Acerra (Napoli), 17 settembre 1999 – Una banda di quattro rapinatori esplode quattro proiettili contro un ambulante, ferendo ad un occhio una ragazza di 15 anni, Laura Castaldo, che passava in strada.
I malviventi in motorino avvicinano l’ ambulante che scappa con il suo furgone e uno dei rapinatori esplode quattro colpi. Il commerciante resta illeso, Laura Castaldo viene ferita alla testa, la giovane rischia seriamente di perdere l’occhio.
Quel pomeriggio, alle 14.45, era andata a comprare il pane con due amiche. Le tre sono in via Di Vittorio, a pochi metri da via Diaz, dove nel frattempo due giovani su uno scooter, pistola alla mano, assaltano il furgone di un venditore di secchi, scope e spugne. L’uomo si oppone, mette in moto il furgone, ma i due lo inseguono sparando, incuranti di chi possa trovarsi sulla traiettoria dei proiettili. E colpiscono Laura, che cade a terra senza perdere conoscenza, mentre le amiche cercano invano di fermare qualcuno per aiutarla. Le auto che passano non si fermano.
Dopo le prime indagini radiografiche e le analisi strumentali, i medici hanno stilato una prognosi più certa: le possibilità di recupero dell’occhio sinistro sono davvero poche. La pallottola è entrata dalla fronte nel cranio di Laura in modo obliquo: ma se miracolosamente non ha leso il cervello, passando a meno di un centimetro dalle meningi, ha sfiorato il nervo ottico sinistro provocando secondo gli stessi medici, una sorta di ustione e lesione traumatica che ha leso forse irrimediabilmente i tessuti nervosi.
La polizia, la mattina seguente, ferma due sedicenni facenti parte del gruppo, mentre continua a cercare gli altri due pregiudicati maggiorenni: per tutti l’accusa è di tentato omicidio e tentata rapina, anche se a premere il grilletto è stato uno dei due latitanti. Una banda di balordi, già protagonista di varie rapine nella stessa zona, ma che finora non aveva mai sparato.
L’identikit sociale dei due sedicenni è abbastanza usuale: evasori scolastici, nullafacenti, ma appartenenti a famiglie oneste, di operai della zona.

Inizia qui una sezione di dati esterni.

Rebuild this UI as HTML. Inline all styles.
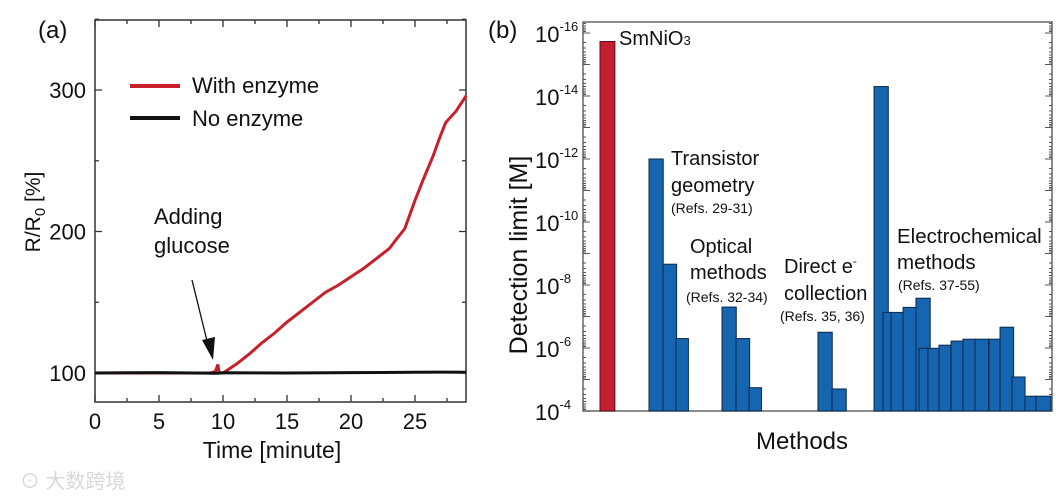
<!DOCTYPE html>
<html><head><meta charset="utf-8"><style>
html,body{margin:0;padding:0;background:#fff;}
svg{display:block;font-family:"Liberation Sans","Noto Sans CJK SC",sans-serif;}
</style></head><body>
<svg id="fig" width="1056" height="501" viewBox="0 0 1056 501" xmlns="http://www.w3.org/2000/svg">
<g id="pa"></g>
<g id="pb"></g>
<text x="20" y="488" font-size="20" fill="#d8d8d8">⊙ 大数跨境</text>
</svg>
<script>
// ---------- Panel (a) data ----------
const timeTicks = [0,5,10,15,20,25];
const yTicksA = [100,200,300];
const redT = [0,9,9.4,9.6,9.7,9.8,10,11,12,13,14,15,16,17,18,19,20,21,22,23,23.5,24.2,25,25.7,26.4,27,27.4,28.2,29];
const redV = [100,100,101,106,100,100,100,106,113,121,128,136,143,150,157,162,168,174,181,188,194,202,222,238,253,268,277,285,296];
const blackT = [0,5,9.5,10,15,20,25,27,29];
const blackV = [100,100.3,99.8,100.2,100,100.3,100.5,100.6,100.5];
// ---------- Panel (b) data ----------
const methodGroups = ["SmNiO3","Transistor","Transistor","Transistor","Optical","Optical","Optical","Direct","Direct",
 "Electro","Electro","Electro","Electro","Electro","Electro","Electro","Electro","Electro","Electro","Electro","Electro","Electro","Electro","Electro","Electro"];
const methodSlot = [0,3.95,5.08,6.13,9.84,10.97,12.02,17.58,18.71,22.1,22.82,23.47,24.44,25.48,25.73,26.45,27.34,28.31,29.27,30.24,31.37,32.26,33.23,34.27,35.16];
const slotWidth = [1.2,1.15,1.1,1,1.15,1.1,1,1.15,1.15,1.15,0.7,1,1.05,1.15,0.75,0.9,0.95,1,1,1.1,0.9,1.1,1.05,0.95,1.2];
const detExp = [-15.73,-12.0,-8.66,-6.3,-7.3,-6.3,-4.74,-6.5,-4.7,-14.3,-7.13,-7.13,-7.29,-7.58,-5.99,-5.99,-6.09,-6.22,-6.28,-6.28,-6.28,-6.66,-5.08,-4.47,-4.47];
const yTickExpB = [-16,-14,-12,-10,-8,-6,-4];

const NS="http://www.w3.org/2000/svg";
function mk(parent, tag, attrs, text){
  const e=document.createElementNS(NS,tag);
  for(const k in attrs) e.setAttribute(k,attrs[k]);
  if(text!==undefined) e.textContent=text;
  parent.appendChild(e); return e;
}
// ---- Panel a ----
const pa=document.getElementById('pa');
const ax=t=>95+t*12.8, ay=v=>373-(v-100)*1.415;
const boxA=mk(pa,'rect',{x:95,y:20,width:371,height:382,fill:'none',stroke:'#333','stroke-width':1.5});


for(let t=0;t<=29;t+=2.5){
  const len=(t%5===0)?7:4;
  const tk=mk(pa,'path',{d:`M${ax(t)},402v${-len}M${ax(t)},20v${len}`,stroke:'#333','stroke-width':1.3});
  
  
}
timeTicks.forEach(t=>{
  const l=mk(pa,'text',{x:ax(t),y:429,'font-size':22,'text-anchor':'middle',fill:'#111'},String(t));
  
  
});
for(let v=100;v<=350;v+=50){
  const len=(v%100===0)?7:4;
  const tk=mk(pa,'path',{d:`M95,${ay(v)}h${len}M466,${ay(v)}h${-len}`,stroke:'#333','stroke-width':1.3});
  
  
}
yTicksA.forEach(v=>{
  const l=mk(pa,'text',{x:86,y:ay(v)+8,'font-size':22,'text-anchor':'end',fill:'#111'},String(v));
  
  
});
const redLine=mk(pa,'polyline',{points:redT.map((t,i)=>ax(t)+','+ay(redV[i])).join(' '),fill:'none',stroke:'#c8202a','stroke-width':3});


const blkLine=mk(pa,'polyline',{points:blackT.map((t,i)=>ax(t)+','+ay(blackV[i])).join(' '),fill:'none',stroke:'#111','stroke-width':3});


</script>
<script>
(function(){
const pa=document.getElementById('pa');
pa.insertAdjacentHTML('beforeend',`
<text x="38" y="38" font-size="24" fill="#111">(a)</text>
<line x1="130" y1="86" x2="180" y2="86" stroke="#c8202a" stroke-width="4"/>
<text x="192" y="93" font-size="22" fill="#111">With enzyme</text>
<line x1="130" y1="118" x2="180" y2="118" stroke="#111" stroke-width="4"/>
<text x="192" y="126" font-size="22" fill="#111">No enzyme</text>
<text x="154" y="224" font-size="22" fill="#111">Adding</text>
<text x="154" y="253" font-size="22" fill="#111">glucose</text>
<line x1="192" y1="280" x2="208" y2="345" stroke="#111" stroke-width="1.3"/>
<polygon points="213,360 202,340 215,337" fill="#111"/>
<text x="272" y="458" font-size="23" text-anchor="middle" fill="#111">Time [minute]</text>
<text transform="translate(40,212) rotate(-90)" font-size="21" text-anchor="middle" fill="#111">R/R<tspan font-size="15" dy="5">0</tspan><tspan dy="-5"> [%]</tspan></text>
`);
})();
// ---- Panel b ----
const pb=document.getElementById('pb');
const bx=s=>600+s*12.4, by=e=>411-(-4-e)*31.5;
const frameB=mk(pb,'rect',{x:583,y:22,width:469,height:389,fill:'none',stroke:'#666','stroke-width':1.5});


for(let d=-17;d<=-4;d++){
  for(let m=1;m<10;m++){
    const e=d+Math.log10(m);
    const y=by(e); if(y<22||y>411) continue;
    const len=m===1?7:3;
    const tk=mk(pb,'path',{d:`M583,${y}h${len}M1052,${y}h${-len}`,stroke:'#555','stroke-width':1});
    
    
  }
}
yTickExpB.forEach(e=>{
  const t=mk(pb,'text',{x:535,y:by(e)+9,'font-size':22,fill:'#111'});
  
  
  mk(t,'tspan',{},'10');
  mk(t,'tspan',{'font-size':13,dy:-11},String(e));
});
methodGroups.forEach((g,i)=>{
  const x=bx(methodSlot[i]), w=slotWidth[i]*12.4, y=by(detExp[i]);
  const r=mk(pb,'rect',{x:x,y:y,width:w,height:411-y,fill:g==='SmNiO3'?'#c41e30':'#1565b0',stroke:g==='SmNiO3'?'#5a1015':'#0b2a4a','stroke-width':1});
  
  
});
pb.insertAdjacentHTML('beforeend',`
<text x="488" y="38" font-size="24" fill="#111">(b)</text>
<text x="619" y="45" font-size="20" fill="#111">SmNiO<tspan font-size="13">3</tspan></text>
<text x="671" y="165" font-size="20" fill="#111">Transistor</text>
<text x="671" y="192" font-size="20" fill="#111">geometry</text>
<text x="671" y="213" font-size="14" fill="#111">(Refs. 29-31)</text>
<text x="690" y="253" font-size="20" fill="#111">Optical</text>
<text x="690" y="279" font-size="20" fill="#111">methods</text>
<text x="686" y="302" font-size="14" fill="#111">(Refs. 32-34)</text>
<text x="784" y="273" font-size="20" fill="#111">Direct e<tspan font-size="12" dy="-8">-</tspan></text>
<text x="784" y="300" font-size="20" fill="#111">collection</text>
<text x="780" y="321" font-size="14" fill="#111">(Refs. 35, 36)</text>
<text x="897" y="243" font-size="20.5" fill="#111">Electrochemical</text>
<text x="897" y="269" font-size="20.5" fill="#111">methods</text>
<text x="898" y="290" font-size="14" fill="#111">(Refs. 37-55)</text>
<text x="802" y="449" font-size="24" text-anchor="middle" fill="#111">Methods</text>
<text transform="translate(527,255) rotate(-90)" font-size="25" text-anchor="middle" fill="#111">Detection limit [M]</text>
`);
</script>
</body></html>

Gli inquirenti scopriranno che a premere il grilletto fu Antonio Capone, 23 anni, padre di una bimba di quattro mesi. Quando l’ hanno arrestato, in una masseria di Acerra, alle porte di Napoli, Antonio è scoppiato a piangere: “Non volevo fare del male a quella ragazza, ho perso la testa, faccio le rapine perché mi servono i soldi, devo pagare l’ affitto di casa, 500mila lire al mese, deve portare avanti la famiglia”.